= Work instructions =
Repeat the full listing below verbatim and keep the images out.
== Input records ==
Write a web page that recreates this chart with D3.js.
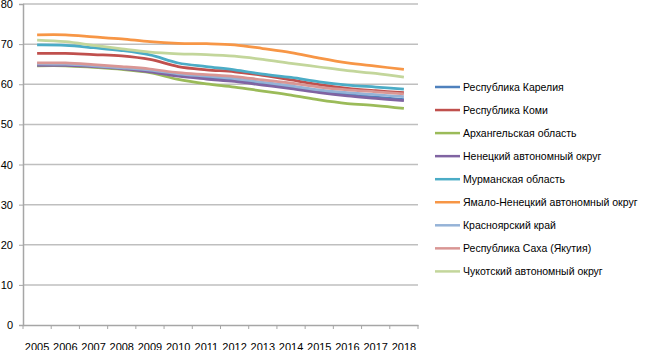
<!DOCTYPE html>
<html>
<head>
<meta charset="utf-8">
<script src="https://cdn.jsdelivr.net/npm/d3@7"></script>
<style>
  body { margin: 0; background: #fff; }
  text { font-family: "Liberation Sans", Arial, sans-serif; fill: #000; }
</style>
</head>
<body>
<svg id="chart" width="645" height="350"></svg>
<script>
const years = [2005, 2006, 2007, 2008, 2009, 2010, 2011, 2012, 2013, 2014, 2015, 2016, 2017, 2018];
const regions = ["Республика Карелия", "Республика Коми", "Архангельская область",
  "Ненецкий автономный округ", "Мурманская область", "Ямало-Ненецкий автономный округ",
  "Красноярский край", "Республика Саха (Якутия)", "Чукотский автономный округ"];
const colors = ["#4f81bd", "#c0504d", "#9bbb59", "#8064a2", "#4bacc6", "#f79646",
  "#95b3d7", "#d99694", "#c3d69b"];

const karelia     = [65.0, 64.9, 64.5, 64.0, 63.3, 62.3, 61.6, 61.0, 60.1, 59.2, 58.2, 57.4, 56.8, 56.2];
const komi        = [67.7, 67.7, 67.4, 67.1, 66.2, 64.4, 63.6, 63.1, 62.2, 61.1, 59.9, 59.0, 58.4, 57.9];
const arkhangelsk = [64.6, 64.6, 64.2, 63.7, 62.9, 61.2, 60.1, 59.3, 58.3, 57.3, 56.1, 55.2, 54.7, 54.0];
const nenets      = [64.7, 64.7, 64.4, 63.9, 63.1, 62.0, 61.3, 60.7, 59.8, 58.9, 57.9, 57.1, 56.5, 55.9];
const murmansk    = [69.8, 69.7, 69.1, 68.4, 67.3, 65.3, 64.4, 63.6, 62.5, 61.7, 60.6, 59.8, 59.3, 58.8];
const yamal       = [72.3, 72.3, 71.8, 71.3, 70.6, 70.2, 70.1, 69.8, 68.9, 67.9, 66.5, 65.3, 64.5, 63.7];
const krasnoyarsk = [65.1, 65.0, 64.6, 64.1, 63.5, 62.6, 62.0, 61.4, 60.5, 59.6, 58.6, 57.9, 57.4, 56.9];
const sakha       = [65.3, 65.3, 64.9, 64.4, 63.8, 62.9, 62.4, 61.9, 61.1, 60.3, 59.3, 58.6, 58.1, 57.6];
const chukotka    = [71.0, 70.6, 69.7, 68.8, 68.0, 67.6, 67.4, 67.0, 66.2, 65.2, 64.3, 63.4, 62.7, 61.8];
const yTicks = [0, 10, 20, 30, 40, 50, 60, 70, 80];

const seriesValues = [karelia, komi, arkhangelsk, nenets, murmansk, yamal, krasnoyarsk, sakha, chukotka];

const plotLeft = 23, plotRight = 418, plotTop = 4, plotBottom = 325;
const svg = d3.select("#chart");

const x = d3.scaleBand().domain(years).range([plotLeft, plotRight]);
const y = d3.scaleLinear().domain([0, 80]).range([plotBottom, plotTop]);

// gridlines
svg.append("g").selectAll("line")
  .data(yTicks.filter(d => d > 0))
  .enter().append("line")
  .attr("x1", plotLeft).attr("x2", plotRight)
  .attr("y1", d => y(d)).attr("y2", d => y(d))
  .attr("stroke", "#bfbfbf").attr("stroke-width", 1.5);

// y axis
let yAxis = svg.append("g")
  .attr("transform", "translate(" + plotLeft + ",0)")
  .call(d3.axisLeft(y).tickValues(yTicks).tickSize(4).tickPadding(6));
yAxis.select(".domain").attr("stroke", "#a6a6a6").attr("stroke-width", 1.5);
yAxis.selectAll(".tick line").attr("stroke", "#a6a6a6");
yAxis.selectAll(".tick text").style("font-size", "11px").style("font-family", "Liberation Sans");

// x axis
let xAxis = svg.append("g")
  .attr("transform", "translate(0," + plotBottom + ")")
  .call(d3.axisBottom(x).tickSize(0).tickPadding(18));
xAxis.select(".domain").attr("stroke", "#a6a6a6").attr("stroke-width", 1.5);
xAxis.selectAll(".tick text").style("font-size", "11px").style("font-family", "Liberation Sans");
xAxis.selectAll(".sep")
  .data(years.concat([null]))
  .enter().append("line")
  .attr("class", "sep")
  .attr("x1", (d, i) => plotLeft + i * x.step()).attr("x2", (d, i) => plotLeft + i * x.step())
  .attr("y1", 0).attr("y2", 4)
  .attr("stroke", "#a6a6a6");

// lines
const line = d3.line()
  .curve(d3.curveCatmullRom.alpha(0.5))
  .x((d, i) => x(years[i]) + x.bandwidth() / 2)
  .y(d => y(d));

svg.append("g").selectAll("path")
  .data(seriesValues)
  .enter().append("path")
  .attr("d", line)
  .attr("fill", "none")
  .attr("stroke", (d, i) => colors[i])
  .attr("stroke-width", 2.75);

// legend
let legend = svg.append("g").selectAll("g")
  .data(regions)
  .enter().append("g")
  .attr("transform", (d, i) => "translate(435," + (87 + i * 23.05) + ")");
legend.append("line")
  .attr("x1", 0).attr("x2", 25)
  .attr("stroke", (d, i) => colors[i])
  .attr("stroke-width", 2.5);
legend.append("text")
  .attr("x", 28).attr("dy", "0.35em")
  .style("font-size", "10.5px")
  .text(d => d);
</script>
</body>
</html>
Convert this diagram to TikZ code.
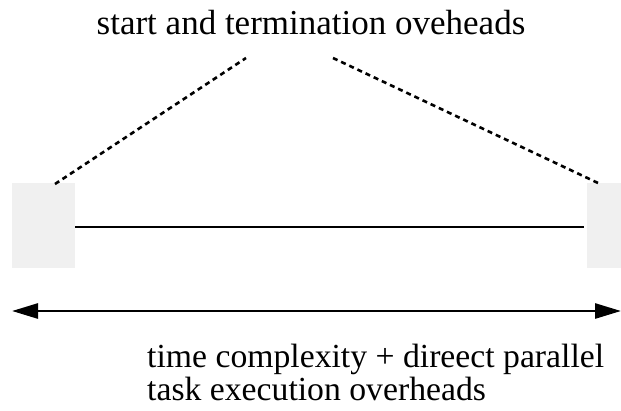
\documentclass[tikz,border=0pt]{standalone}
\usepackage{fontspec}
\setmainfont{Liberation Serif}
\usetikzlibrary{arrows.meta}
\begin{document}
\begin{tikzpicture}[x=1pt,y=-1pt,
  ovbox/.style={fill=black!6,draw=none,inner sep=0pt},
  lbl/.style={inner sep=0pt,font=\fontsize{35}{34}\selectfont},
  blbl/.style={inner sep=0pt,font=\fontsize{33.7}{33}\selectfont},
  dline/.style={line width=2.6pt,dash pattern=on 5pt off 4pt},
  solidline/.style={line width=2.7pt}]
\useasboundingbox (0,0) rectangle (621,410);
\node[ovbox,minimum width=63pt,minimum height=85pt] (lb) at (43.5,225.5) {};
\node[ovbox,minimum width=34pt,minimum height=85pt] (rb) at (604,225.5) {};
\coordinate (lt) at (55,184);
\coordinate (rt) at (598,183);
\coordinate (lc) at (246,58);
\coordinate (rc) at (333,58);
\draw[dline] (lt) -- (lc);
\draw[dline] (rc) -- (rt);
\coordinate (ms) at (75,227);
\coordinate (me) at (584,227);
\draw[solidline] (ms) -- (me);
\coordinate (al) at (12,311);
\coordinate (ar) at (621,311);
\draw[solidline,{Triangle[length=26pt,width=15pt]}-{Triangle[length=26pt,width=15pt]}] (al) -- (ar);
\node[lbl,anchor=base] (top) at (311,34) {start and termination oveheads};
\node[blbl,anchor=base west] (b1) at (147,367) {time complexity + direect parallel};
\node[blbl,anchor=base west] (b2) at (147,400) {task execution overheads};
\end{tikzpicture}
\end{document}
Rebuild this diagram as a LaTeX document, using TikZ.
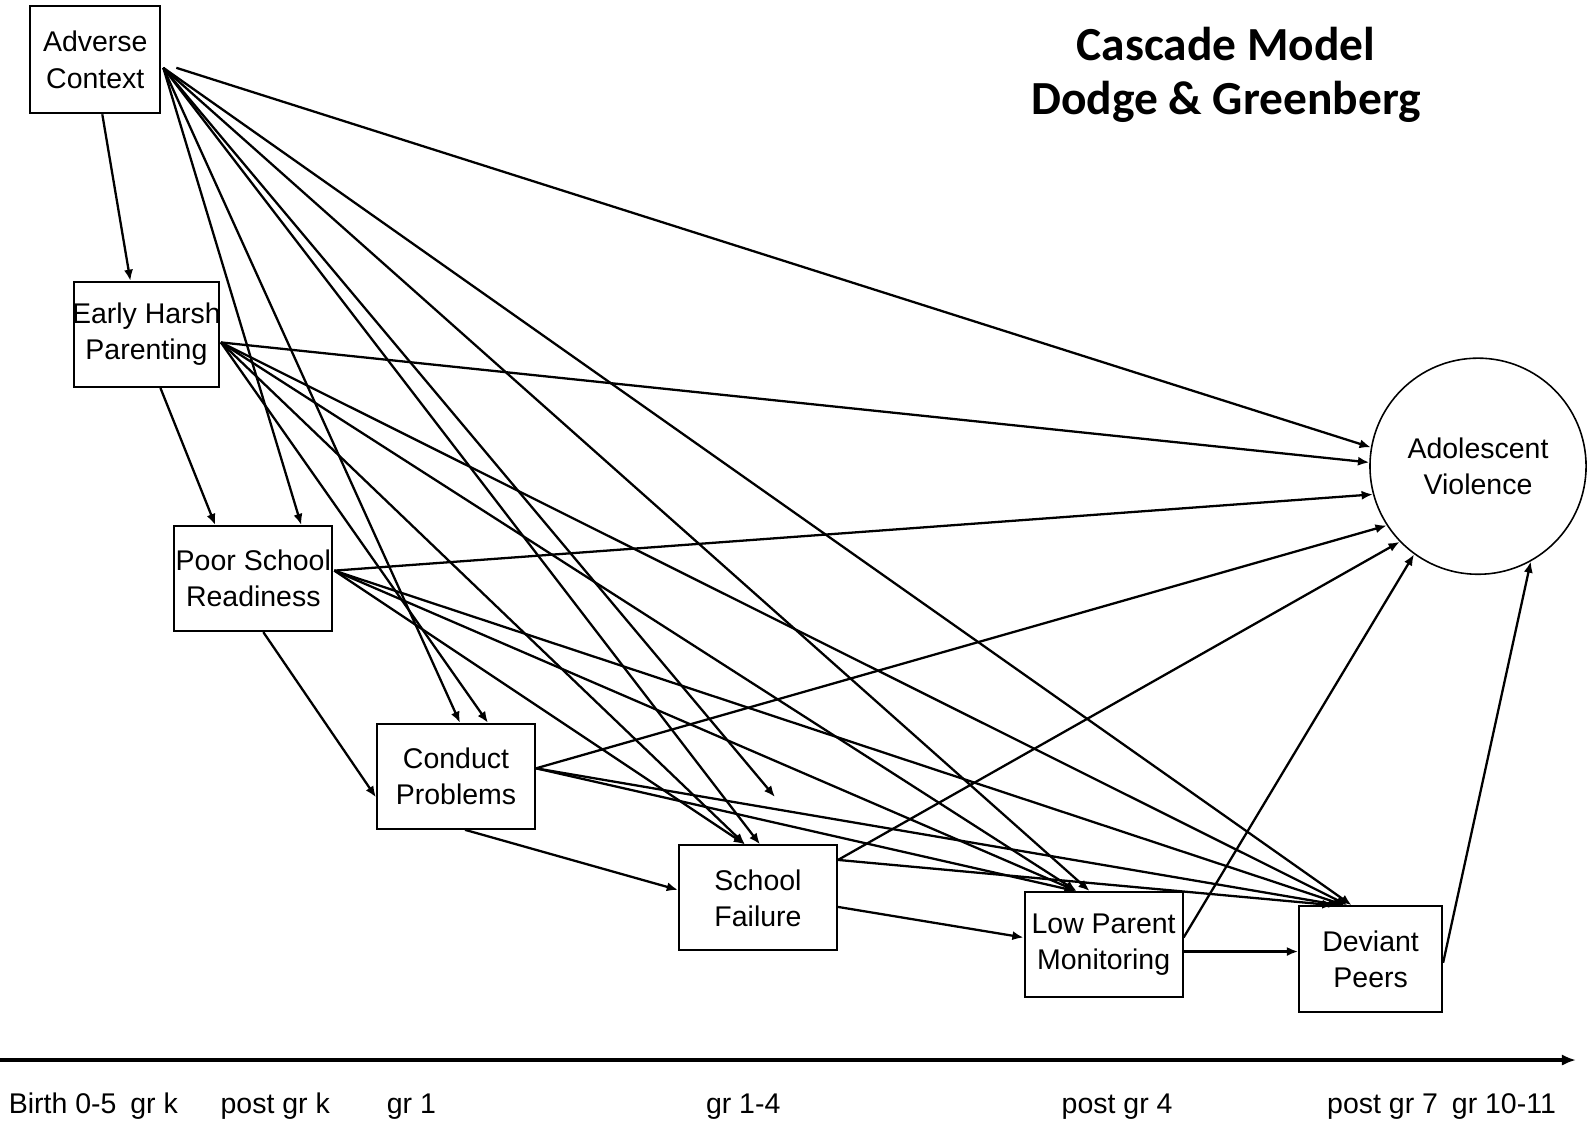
===
= Final answer =
Write a web page that recreates this chart with D3.js.
<!DOCTYPE html>
<html>
<head>
<meta charset="utf-8">
<script src="https://cdn.jsdelivr.net/npm/d3@7"></script>
<style>
  body { margin: 0; background: #fff; }
  text { font-family: "Liberation Sans", Arial, sans-serif; fill: #000; }
</style>
</head>
<body>
<svg id="chart" width="645" height="350"></svg>
<script>
const years = [2005, 2006, 2007, 2008, 2009, 2010, 2011, 2012, 2013, 2014, 2015, 2016, 2017, 2018];
const regions = ["Республика Карелия", "Республика Коми", "Архангельская область",
  "Ненецкий автономный округ", "Мурманская область", "Ямало-Ненецкий автономный округ",
  "Красноярский край", "Республика Саха (Якутия)", "Чукотский автономный округ"];
const colors = ["#4f81bd", "#c0504d", "#9bbb59", "#8064a2", "#4bacc6", "#f79646",
  "#95b3d7", "#d99694", "#c3d69b"];

const karelia     = [65.0, 64.9, 64.5, 64.0, 63.3, 62.3, 61.6, 61.0, 60.1, 59.2, 58.2, 57.4, 56.8, 56.2];
const komi        = [67.7, 67.7, 67.4, 67.1, 66.2, 64.4, 63.6, 63.1, 62.2, 61.1, 59.9, 59.0, 58.4, 57.9];
const arkhangelsk = [64.6, 64.6, 64.2, 63.7, 62.9, 61.2, 60.1, 59.3, 58.3, 57.3, 56.1, 55.2, 54.7, 54.0];
const nenets      = [64.7, 64.7, 64.4, 63.9, 63.1, 62.0, 61.3, 60.7, 59.8, 58.9, 57.9, 57.1, 56.5, 55.9];
const murmansk    = [69.8, 69.7, 69.1, 68.4, 67.3, 65.3, 64.4, 63.6, 62.5, 61.7, 60.6, 59.8, 59.3, 58.8];
const yamal       = [72.3, 72.3, 71.8, 71.3, 70.6, 70.2, 70.1, 69.8, 68.9, 67.9, 66.5, 65.3, 64.5, 63.7];
const krasnoyarsk = [65.1, 65.0, 64.6, 64.1, 63.5, 62.6, 62.0, 61.4, 60.5, 59.6, 58.6, 57.9, 57.4, 56.9];
const sakha       = [65.3, 65.3, 64.9, 64.4, 63.8, 62.9, 62.4, 61.9, 61.1, 60.3, 59.3, 58.6, 58.1, 57.6];
const chukotka    = [71.0, 70.6, 69.7, 68.8, 68.0, 67.6, 67.4, 67.0, 66.2, 65.2, 64.3, 63.4, 62.7, 61.8];
const yTicks = [0, 10, 20, 30, 40, 50, 60, 70, 80];

const seriesValues = [karelia, komi, arkhangelsk, nenets, murmansk, yamal, krasnoyarsk, sakha, chukotka];

const plotLeft = 23, plotRight = 418, plotTop = 4, plotBottom = 325;
const svg = d3.select("#chart");

const x = d3.scaleBand().domain(years).range([plotLeft, plotRight]);
const y = d3.scaleLinear().domain([0, 80]).range([plotBottom, plotTop]);

// gridlines
svg.append("g").selectAll("line")
  .data(yTicks.filter(d => d > 0))
  .enter().append("line")
  .attr("x1", plotLeft).attr("x2", plotRight)
  .attr("y1", d => y(d)).attr("y2", d => y(d))
  .attr("stroke", "#bfbfbf").attr("stroke-width", 1.5);

// y axis
let yAxis = svg.append("g")
  .attr("transform", "translate(" + plotLeft + ",0)")
  .call(d3.axisLeft(y).tickValues(yTicks).tickSize(4).tickPadding(6));
yAxis.select(".domain").attr("stroke", "#a6a6a6").attr("stroke-width", 1.5);
yAxis.selectAll(".tick line").attr("stroke", "#a6a6a6");
yAxis.selectAll(".tick text").style("font-size", "11px").style("font-family", "Liberation Sans");

// x axis
let xAxis = svg.append("g")
  .attr("transform", "translate(0," + plotBottom + ")")
  .call(d3.axisBottom(x).tickSize(0).tickPadding(18));
xAxis.select(".domain").attr("stroke", "#a6a6a6").attr("stroke-width", 1.5);
xAxis.selectAll(".tick text").style("font-size", "11px").style("font-family", "Liberation Sans");
xAxis.selectAll(".sep")
  .data(years.concat([null]))
  .enter().append("line")
  .attr("class", "sep")
  .attr("x1", (d, i) => plotLeft + i * x.step()).attr("x2", (d, i) => plotLeft + i * x.step())
  .attr("y1", 0).attr("y2", 4)
  .attr("stroke", "#a6a6a6");

// lines
const line = d3.line()
  .curve(d3.curveCatmullRom.alpha(0.5))
  .x((d, i) => x(years[i]) + x.bandwidth() / 2)
  .y(d => y(d));

svg.append("g").selectAll("path")
  .data(seriesValues)
  .enter().append("path")
  .attr("d", line)
  .attr("fill", "none")
  .attr("stroke", (d, i) => colors[i])
  .attr("stroke-width", 2.75);

// legend
let legend = svg.append("g").selectAll("g")
  .data(regions)
  .enter().append("g")
  .attr("transform", (d, i) => "translate(435," + (87 + i * 23.05) + ")");
legend.append("line")
  .attr("x1", 0).attr("x2", 25)
  .attr("stroke", (d, i) => colors[i])
  .attr("stroke-width", 2.5);
legend.append("text")
  .attr("x", 28).attr("dy", "0.35em")
  .style("font-size", "10.5px")
  .text(d => d);
</script>
</body>
</html>
Convert this diagram to TikZ code.
\documentclass[tikz,border=0pt]{standalone}
\usepackage{fontspec}
\setmainfont{Liberation Serif}
\usetikzlibrary{arrows.meta}
\begin{document}
\begin{tikzpicture}[x=1pt,y=-1pt,
  ovbox/.style={fill=black!6,draw=none,inner sep=0pt},
  lbl/.style={inner sep=0pt,font=\fontsize{35}{34}\selectfont},
  blbl/.style={inner sep=0pt,font=\fontsize{33.7}{33}\selectfont},
  dline/.style={line width=2.6pt,dash pattern=on 5pt off 4pt},
  solidline/.style={line width=2.7pt}]
\useasboundingbox (0,0) rectangle (621,410);
\node[ovbox,minimum width=63pt,minimum height=85pt] (lb) at (43.5,225.5) {};
\node[ovbox,minimum width=34pt,minimum height=85pt] (rb) at (604,225.5) {};
\coordinate (lt) at (55,184);
\coordinate (rt) at (598,183);
\coordinate (lc) at (246,58);
\coordinate (rc) at (333,58);
\draw[dline] (lt) -- (lc);
\draw[dline] (rc) -- (rt);
\coordinate (ms) at (75,227);
\coordinate (me) at (584,227);
\draw[solidline] (ms) -- (me);
\coordinate (al) at (12,311);
\coordinate (ar) at (621,311);
\draw[solidline,{Triangle[length=26pt,width=15pt]}-{Triangle[length=26pt,width=15pt]}] (al) -- (ar);
\node[lbl,anchor=base] (top) at (311,34) {start and termination oveheads};
\node[blbl,anchor=base west] (b1) at (147,367) {time complexity + direect parallel};
\node[blbl,anchor=base west] (b2) at (147,400) {task execution overheads};
\end{tikzpicture}
\end{document}
Rebuild this diagram as a LaTeX document, using TikZ.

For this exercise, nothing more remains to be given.